Physicians have been stopping Stefan Heller in the hallway to ask about his work on hearing loss. “They say, ‘My patients read about you and want to know when there will be a cure,’” Heller says. He tells them it will be a while. “If you have a child and the child is deaf, don’t wait—get treatment. That’s the message.”
Recently recruited to Stanford from Harvard, the pioneer in stem cell-based research on the inner ear is continuing work that may lead to both stem cell transplantation and drug therapies to treat deafness. Last fall, Heller moved his team of researchers west along with a 1,000-pound “monster” of a freezer filled with DNA samples and reagents that had to be kept at a constant minus-80 degrees Celsius. The appliance and the associate professor of otolaryngology and of molecular and cellular physiology are now happily ensconced in a new lab near Stanford Hospital.
As a young scientist in neural development, the German-born Heller was eager to find a research niche. “I thought, ‘This is an enormous field,’ so I was looking for a system that was unexplored.” As he was wrapping up his dissertation, he pulled down a copy of Principles of Neuroscience, read every chapter and wrote to 15 scientists who were leaders in their respective fields. When he got an enthusiastic response from neuroscientist Jim Hudspeth, who was moving to Rockefeller University, Heller signed on to do his postdoctoral research there. “I had no clue about this organ—it was so fascinating and so complex. And it turns out that not a lot is known about how the ear functions on a molecular level. I thought, ‘Well, that’s where I want to spend my career.’”
The 1990s were a period of excitement, and then disappointment, about research in hearing loss. But in 2002 Heller made a discovery—identifying stem cells in the inner ear—that revived scientists’ hopes.

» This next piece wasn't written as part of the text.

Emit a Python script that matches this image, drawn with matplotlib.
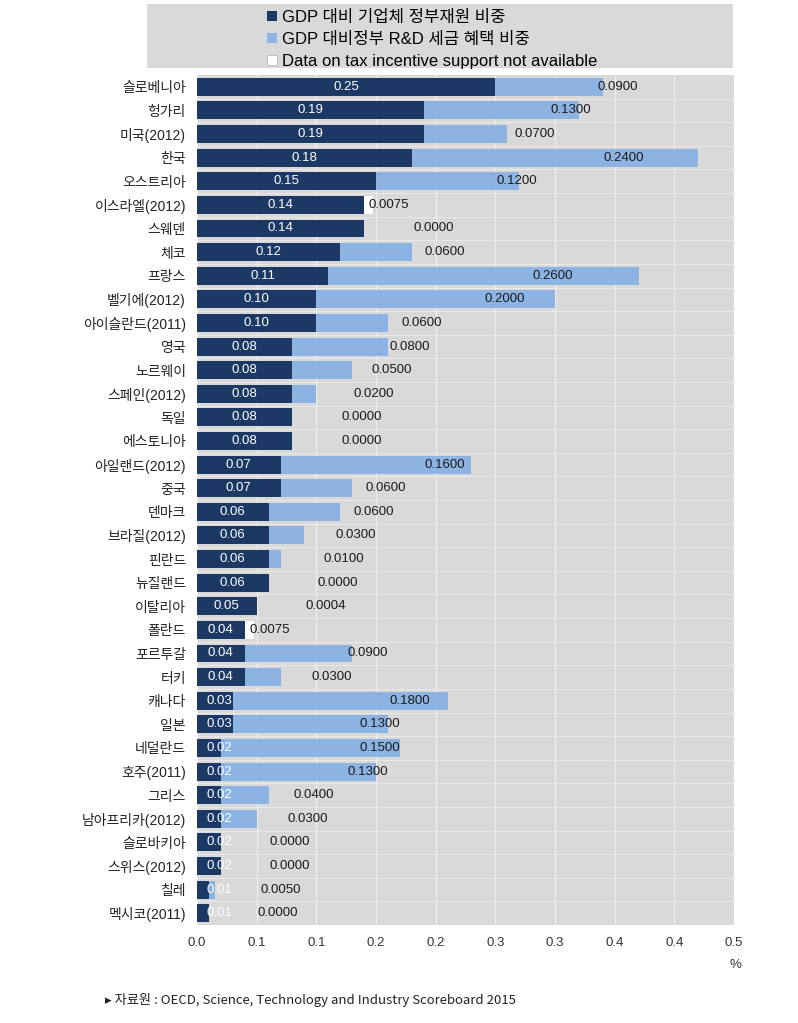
import matplotlib
matplotlib.use('Agg')
import matplotlib.pyplot as plt
from matplotlib.patches import Patch
import numpy as np

plt.rcParams['font.family'] = ['Liberation Sans', 'Noto Sans CJK KR', 'DejaVu Sans']

countries = ['슬로베니아', '헝가리', '미국(2012)', '한국', '오스트리아', '이스라엘(2012)', '스웨덴',
             '체코', '프랑스', '벨기에(2012)', '아이슬란드(2011)', '영국', '노르웨이', '스페인(2012)',
             '독일', '에스토니아', '아일랜드(2012)', '중국', '덴마크', '브라질(2012)', '핀란드',
             '뉴질랜드', '이탈리아', '폴란드', '포르투갈', '터키', '캐나다', '일본', '네덜란드',
             '호주(2011)', '그리스', '남아프리카(2012)', '슬로바키아', '스위스(2012)', '칠레',
             '멕시코(2011)']
direct = [0.25, 0.19, 0.19, 0.18, 0.15, 0.14, 0.14, 0.12, 0.11, 0.10, 0.10, 0.08, 0.08, 0.08,
          0.08, 0.08, 0.07, 0.07, 0.06, 0.06, 0.06, 0.06, 0.05, 0.04, 0.04, 0.04, 0.03, 0.03,
          0.02, 0.02, 0.02, 0.02, 0.02, 0.02, 0.01, 0.01]
tax = [0.09, 0.13, 0.07, 0.24, 0.12, 0.0075, 0.0, 0.06, 0.26, 0.20, 0.06, 0.08, 0.05, 0.02,
       0.0, 0.0, 0.16, 0.06, 0.06, 0.03, 0.01, 0.0, 0.0004, 0.0075, 0.09, 0.03, 0.18, 0.13,
       0.15, 0.13, 0.04, 0.03, 0.0, 0.0, 0.005, 0.0]
# countries where tax incentive data is not available
not_available = ['이스라엘(2012)', '폴란드']

xticks = [0.0, 0.05, 0.10, 0.15, 0.20, 0.25, 0.30, 0.35, 0.40, 0.45]
xticklabels = ['0.0', '0.1', '0.1', '0.2', '0.2', '0.3', '0.3', '0.4', '0.4', '0.5']

legend_labels = ['GDP 대비 기업체 정부재원 비중', 'GDP 대비정부 R&D 세금 혜택 비중',
                 'Data on tax incentive support not available']

DARK = '#1b3964'
LIGHT = '#8db3e2'
BG = '#d9d9d9'

fig = plt.figure(figsize=(7.98, 10.23), dpi=100)
ax = fig.add_axes([197 / 798, 1 - 925 / 1023, 537 / 798, 850 / 1023])
ax.set_facecolor(BG)

y = np.arange(len(countries))
direct = np.array(direct)
tax = np.array(tax)
light_colors = ['white' if c in not_available else LIGHT for c in countries]

ax.barh(y, direct, height=0.76, color=DARK, zorder=3)
ax.barh(y, tax, left=direct, height=0.76, color=light_colors, zorder=3)

for i in range(len(countries)):
    ax.text(max(direct[i] / 2, 0.019), y[i], f'{direct[i]:.2f}', ha='center', va='center',
            color='white', fontsize=9.5, zorder=5)
    if countries[i] in not_available:
        ax.text(direct[i] + 0.004, y[i], f'{tax[i]:.4f}', ha='left', va='center',
                color='#1a1a1a', fontsize=9.5, zorder=5)
    else:
        ax.text(direct[i] + tax[i] / 2 + 0.058, y[i], f'{tax[i]:.4f}', ha='center', va='center',
                color='#1a1a1a', fontsize=9.5, zorder=5)

ax.set_xlim(0, 0.45)
ax.set_ylim(len(countries) - 0.5, -0.5)
ax.set_yticks(y)
ax.set_yticklabels(countries, fontsize=10, color='#222222')
ax.set_xticks(xticks)
ax.set_xticklabels(xticklabels, fontsize=9.5, color='#333333')
ax.tick_params(axis='both', length=0)
ax.tick_params(axis='y', pad=8)
ax.tick_params(axis='x', pad=9)
for x in xticks:
    ax.axvline(x, color='white', lw=0.9, alpha=0.55, zorder=1)
for b in np.arange(0.5, len(countries) - 0.5, 1):
    ax.axhline(b, color='white', lw=0.7, alpha=0.45, zorder=1)
for s in ax.spines.values():
    s.set_visible(False)

fig.text(735 / 798, 1 - 965 / 1023, '%', ha='center', va='center', fontsize=9.5, color='#333333')

# legend box
lax = fig.add_axes([147 / 798, 1 - 68 / 1023, 586 / 798, 64 / 1023])
lax.set_facecolor(BG)
lax.set_xticks([])
lax.set_yticks([])
for s in lax.spines.values():
    s.set_visible(False)
handles = [Patch(facecolor=DARK), Patch(facecolor=LIGHT),
           Patch(facecolor='white', edgecolor='#aaaaaa', linewidth=0.5)]
lax.legend(handles, legend_labels, loc='center left', bbox_to_anchor=(0.19, 0.45),
           frameon=False, fontsize=12, handlelength=0.6, handleheight=0.6,
           handletextpad=0.3, labelspacing=0.42, borderpad=0)

fig.text(105 / 798, 1 - 1000 / 1023,
         '▸ 자료원 : OECD, Science, Technology and Industry Scoreboard 2015',
         ha='left', va='center', fontsize=9.5, color='#222222',
         family=['Noto Sans CJK KR', 'DejaVu Sans'])

fig.savefig('out.png', dpi=100)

The inner ear is made up of two parts: the balance system (vestibular organ), and the hearing component (cochlea). Humans are born with some 15,000 microscopic hair cells in the cochlea that conduct sound—and that are continuously lost over a lifetime. But the vestibular organ is able to regenerate cells, and unlocking that process is the holy grail of researchers. “We thought the regeneration in the balance part of the ear is due to stem cells—that was our discovery,” Heller says. “We were able to isolate [the stem cells] and reintroduce them into an animal, and see that they were able to turn into hair cells.”
There is plenty more work to be done, he points out. “We are not at the point where we can heal a deaf mouse or a vestibularly impaired mouse, and we also don’t know whether vestibular stem cells can be used in the cochlea,” he says. “We have just looked at whether these cells are able to integrate into an ear.”
So far, Heller and his researchers have transplanted mouse cells into chickens’ ears because it is easy to damage the tiny mouse cochlea during surgery. “We want to move to the mouse, but that requires more skill,” he says. And while we’re on the topic of animal anatomy, the fact that birds are rarely deaf encourages Heller. “If we can find what wakes up a cell in the bird’s cochlea and then regenerates lost hair cells, we may be able to apply that mechanism to the mammalian ear.”
Heller’s lab also is working on drug therapies for hearing loss. He’s currently testing more than 100,000 drugs on inner-ear stem cells, looking for those that will “boost hair-cell development.” Drug treatment, in the form of inexpensive ear drops, could someday be used to treat some kinds of hearing loss, like those related to aging or exposure to loud noise.
The inner-ear researcher sounds a note of caution. Some hearing losses, he says, may never be curable with transplantation or drug therapies. “For those, there’s a wide spectrum of devices, like hearing aids and cochlear implants.” And no miracle cure is around the corner. “I think if you have hearing loss in 50 years, there [will be] a wide spectrum of things available. Maybe in my lifetime—but who knows?”